Dinge, so oder so

 

Die Dinge der Woche (19. Juli 2020)
 
Zwischen uns passt kein Blatt Papier
 

Dinge  der Woche: Nur widerwillig hat unser Autor anfangs seinen Mundschutz getragen. Inzwischen fühlt er sich ohne nackt und fürchtet das Ende der Corona-Krise.

   Auf dem Weg vom Bäcker zum Supermarkt fing es an. Das sind nur ein paar Minuten. Warum also den Mundschutz abnehmen, dachte ich bei mir, man ist ja eh mit Backwerk beladen und hat keine Hand frei. Dann habe ich mich irgendwann dabei erwischt, wie ich die Maske auf dem Heimweg vom Supermarkt noch trug. Tage später, ich wusch gerade im Bad meinen Rasierpinsel aus, fiel mir auf, dass ich mich, ohne de Mundschutz abzunehmen, rasiert hatte.



   Ich war nicht von Anfang an mit Feuer und Flamme für den von manchen als Maulkorb verunglimpften Stofflappen. Gerade als Schwabe fühlt man sich oft unverstanden, zumal man mit einem Dialekt aufgewachsen ist, der einen zum Verschlucken von Lauten geradezu erzieht. Nach nächtelangen Diskussionen mit mir selbst kam ich allerdings zu dem Schluss, dass nicht alles, was ich von mir gebe, unbedingt verstanden werden muss. Ausserdem sollte man nichts unversucht lassen, wenn es ums Überleben der Menschheit geht.

   Aus diesen Gründen bin ich inzwischen überzeugter Mundlappenträger, betrachte ihn gar als Bereicherung meines Daseins. Eigentlich weiss ich gar nicht mehr, wie es ohne war. Wenn mich etwa die Dame an meiner Seite des Morgens darauf hinweist, dass ich in der Nacht einen ganzen Wald abgeholzt hätte, zeige ich nur auf das Stück Stoff vor meinem Gesicht. Das Argument, ich hätte auch früher geschnarrt und das Gesäge hänge ursächlich eher mit meinem Alkoholkonsum zusammen, überhöre ich. Mich versteht ja auch nicht jeder.

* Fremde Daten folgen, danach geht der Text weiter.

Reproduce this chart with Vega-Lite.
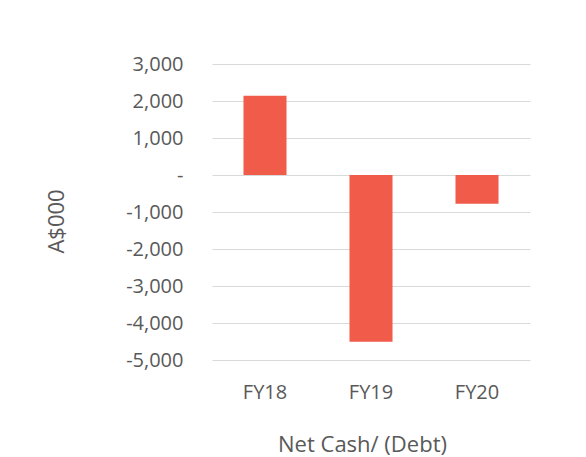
{
  "$schema": "https://vega.github.io/schema/vega-lite/v6.json",
  "width": 318,
  "height": 296,
  "autosize": "none",
  "padding": {"left": 212, "top": 64, "right": 56, "bottom": 97},
  "background": "white",
  "data": {"values": [
    {"year": "FY18", "value": 2145},
    {"year": "FY19", "value": -4510},
    {"year": "FY20", "value": -777}
  ]},
  "mark": {"type": "bar", "color": "#F15B4A"},
  "encoding": {
    "x": {
      "field": "year", "type": "nominal", "sort": null,
      "scale": {"paddingInner": 0.594, "paddingOuter": 0.297},
      "axis": {
        "title": "Net Cash/ (Debt)", "labelAngle": 0, "domain": false, "ticks": false,
        "labelFont": "Open Sans", "labelFontSize": 20, "labelColor": "#595959", "labelPadding": 22,
        "titleFont": "Open Sans", "titleFontSize": 22, "titleFontWeight": "normal", "titleColor": "#595959",
        "titleX": 150, "titleY": 84, "titleBaseline": "middle"
      }
    },
    "y": {
      "field": "value", "type": "quantitative",
      "scale": {"domain": [-5000, 3000], "nice": false, "zero": false},
      "axis": {
        "title": "A$000", "values": [-5000, -4000, -3000, -2000, -1000, 0, 1000, 2000, 3000],
        "labelExpr": "datum.value == 0 ? '-\u00a0\u00a0' : replace(format(datum.value, ','), '\u2212', '-')",
        "domain": false, "ticks": false, "gridColor": "#D9D9D9", "gridWidth": 1,
        "labelFont": "Open Sans", "labelFontSize": 20, "labelColor": "#595959", "labelPadding": 29,
        "titleFont": "Open Sans", "titleFontSize": 22, "titleFontWeight": "normal", "titleColor": "#595959",
        "titleX": -156, "titleY": 157, "titleBaseline": "middle"
      }
    }
  },
  "config": {"view": {"stroke": null}}
}
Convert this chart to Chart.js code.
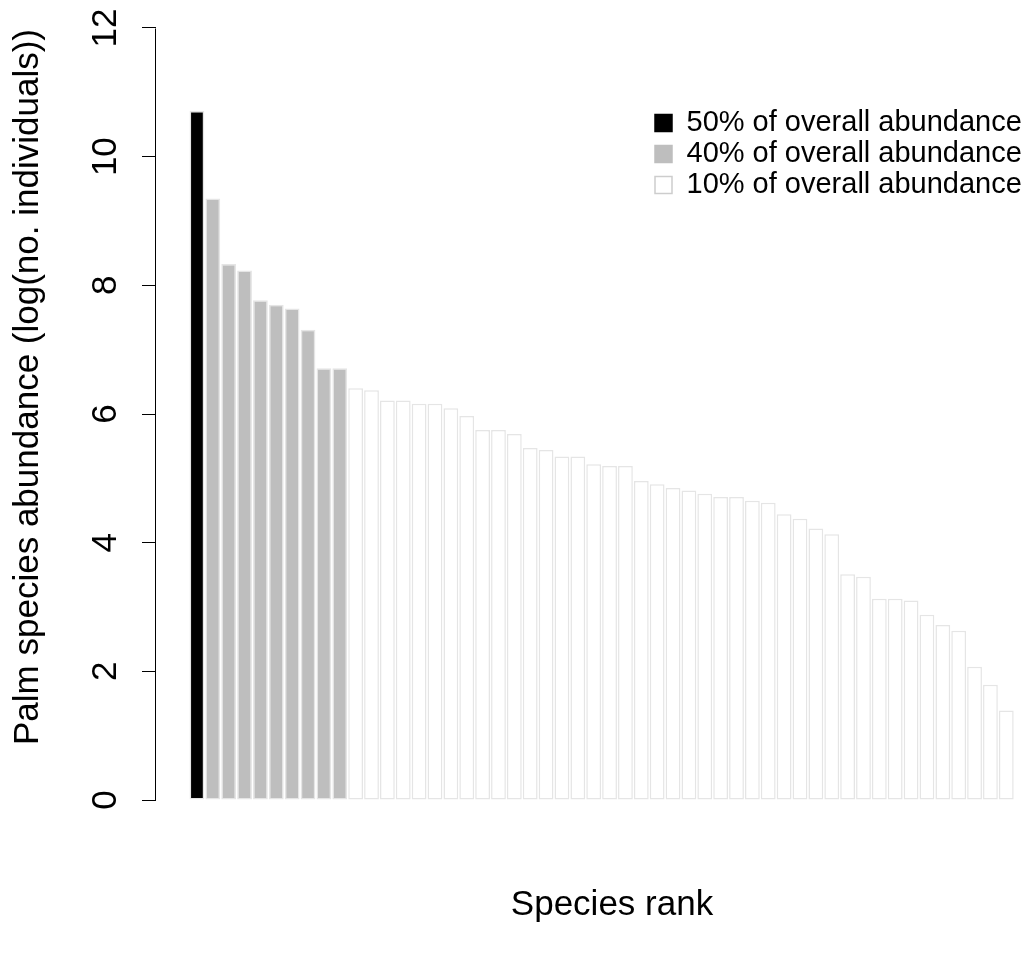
<!DOCTYPE html>
<html>
<head>
<meta charset="utf-8">
<title>Palm species rank abundance</title>
<script src="https://cdn.jsdelivr.net/npm/chart.js@4.4.1/dist/chart.umd.min.js"></script>
<style>
  html, body { margin: 0; padding: 0; background: #ffffff; }
</style>
</head>
<body>
<canvas id="rankChart" width="1032" height="960"></canvas>
<script>
// species rank (x) and log(no. individuals)
const ranks = [
  1, 2, 3, 4, 5, 6, 7, 8, 9, 10,
  11, 12, 13, 14, 15, 16, 17, 18, 19, 20,
  21, 22, 23, 24, 25, 26, 27, 28, 29, 30,
  31, 32, 33, 34, 35, 36, 37, 38, 39, 40,
  41, 42, 43, 44, 45, 46, 47, 48, 49, 50,
  51, 52
];
const abundance = [
  10.71, 9.35, 8.33, 8.23, 7.77, 7.70, 7.64, 7.31, 6.71, 6.71,
  6.40, 6.37, 6.21, 6.21, 6.16, 6.16, 6.09, 5.97, 5.75, 5.75,
  5.69, 5.47, 5.44, 5.34, 5.34, 5.22, 5.19, 5.19, 4.96, 4.91,
  4.85, 4.81, 4.76, 4.71, 4.71, 4.65, 4.62, 4.44, 4.37, 4.22,
  4.13, 3.51, 3.47, 3.13, 3.13, 3.10, 2.88, 2.72, 2.63, 2.07,
  1.79, 1.39
];
// how many of the ranked species fall in each share of total abundance
const groupNames = ["50% of overall abundance", "40% of overall abundance", "10% of overall abundance"];
const groupSizes = [1, 9, 42];
const yTicks = [0, 2, 4, 6, 8, 10, 12];

const fills = ["#000000", "#bebebe", "#ffffff"];
const keyEdges = ["#000000", "#bebebe", "#cdcdcd"];
const barEdge = "#e5e5e5";
const fontFamily = "'Liberation Sans', Arial, Helvetica, sans-serif";

let start = 0;
const datasets = groupSizes.map((n, g) => {
  const pts = ranks.slice(start, start + n).map((r, i) => ({ x: r, y: abundance[start + i] }));
  start += n;
  return {
    label: groupNames[g],
    data: pts,
    backgroundColor: fills[g],
    borderColor: barEdge,
    borderWidth: 1.5,
    borderSkipped: false,
    inflateAmount: 0,
    barPercentage: 0.93,
    categoryPercentage: 1,
    grouped: false,
    clip: false
  };
});

// R-style axis line that only runs between the first and last tick
const axisLine = {
  id: "axisLine",
  afterDraw(chart) {
    const s = chart.scales.y;
    const ctx = chart.ctx;
    const x = Math.round(s.right) - 0.5;
    ctx.save();
    ctx.strokeStyle = "#000000";
    ctx.lineWidth = 1;
    ctx.beginPath();
    ctx.moveTo(x, Math.round(s.getPixelForValue(yTicks[0])) + 0.5);
    ctx.lineTo(x, Math.round(s.getPixelForValue(yTicks[yTicks.length - 1])) + 0.5);
    ctx.stroke();
    ctx.restore();
  }
};

// key in the upper right like legend("topright"); axis titles centred on R's plot region
const placeBits = {
  id: "placeBits",
  afterLayout(chart) {
    chart.legend.left = 653;
    chart.legend.top = 106.5;
    chart.scales.y.bottom -= 56;
    chart.scales.x.left += 36;
  }
};

new Chart(document.getElementById("rankChart"), {
  type: "bar",
  data: { datasets },
  plugins: [axisLine, placeBits],
  options: {
    responsive: false,
    animation: false,
    layout: { padding: 0 },
    scales: {
      x: {
        type: "linear",
        offset: false,
        min: -1.58,
        max: 53.62,
        grid: { display: false },
        border: { display: false },
        ticks: { display: false },
        title: {
          display: true,
          text: "Species rank",
          color: "#000000",
          font: { family: fontFamily, size: 35 },
          padding: { top: 0, bottom: 34 }
        },
        afterFit(s) { s.height = 130; s.paddingLeft = 0; s.paddingRight = 0; }
      },
      y: {
        min: -0.466,
        max: 12.435,
        afterBuildTicks(s) { s.ticks = yTicks.map(v => ({ value: v })); },
        grid: { drawOnChartArea: false, drawTicks: true, tickLength: 14, color: "#000000", lineWidth: 1 },
        border: { display: false },
        ticks: {
          color: "#000000",
          font: { family: fontFamily, size: 35 },
          padding: 16.5,
          minRotation: 90,
          maxRotation: 90,
          crossAlign: "center"
        },
        title: {
          display: true,
          text: "Palm species abundance (log(no. individuals))",
          color: "#000000",
          font: { family: fontFamily, size: 35 },
          padding: { top: 7, bottom: 0 }
        },
        afterFit(s) { s.width = 156; s.paddingTop = 0; s.paddingBottom = 0; }
      }
    },
    plugins: {
      tooltip: { enabled: false },
      legend: {
        position: "chartArea",
        align: "start",
        labels: {
          color: "#000000",
          font: { family: fontFamily, size: 29 },
          boxWidth: 17,
          boxHeight: 17,
          padding: 2,
          generateLabels(chart) {
            return chart.data.datasets.map((ds, i) => ({
              text: ds.label,
              fillStyle: fills[i],
              strokeStyle: keyEdges[i],
              lineWidth: 1.5,
              hidden: false,
              datasetIndex: i
            }));
          }
        }
      }
    }
  }
});
</script>
</body>
</html>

   Mittwoch war ich beim Zahnarzt. Ich hatte mit wahnsinnig gefreut auf diesen Besuch. Endlich konnte ich meiner professionellen Zahnreinigungskraft auf Augenhöhe begegnen. Okay, eine Schutzbrille trug ich nicht, aber meinen Mundschutz. Ich war richtig enttäuscht, als sie mich bat, das Stück Stoff abzunehmen. Apropos Stoff. Meiner stammt vom Edelhemdenhersteller van Laack. Fünf Teile für knapp zehn Euro. Aber das bleibt bitte schön unter uns.



   Es ist keine Übertreibung, wenn ich sage, dass zwischen mich und meinem Mundschutz kein Blatt Papier passt. Deshalb plädiere ich auch dafür, das Bild in meinem Profil dahingehend zu ändern. Kein Mensch würde mich erkennen, liefe ich ihm auf der Strasse über den Weg.

   Seit ein paar Tagen haben wir Probleme mit einem Fuchs, womöglich sind es gar mehrere. Die Viecher kacken hemmungslos im Garten herum, neulich lag sogar ein Haufen direkt vor der Verandatür. Ich bat einen Kollegen, der unlängst den Jagdschein gemacht hatte, ob er mir wenigstens seine Knarre leihen könnte. Er lehnte ab. Zum einen, sagte er, dürfe selbst er als Jäger nicht in Wohngebieten herumballern. Und ich ohne Waffenschein schon gar nicht.

   Das sind so Momente, da sehne ich mich nach Amerika. Ihnen kann ich es ja im Vertrauen sagen: Für mich ist die Sache mit dem Füchsen noch nicht gegessen. Aber ich bin ja nicht blöd. Nur mal angenommen, ich würde verbotenerweise zur Waffe greifen, selbstverständlich tät ich mich tarnen und vorher den Mundschutz abnehmen.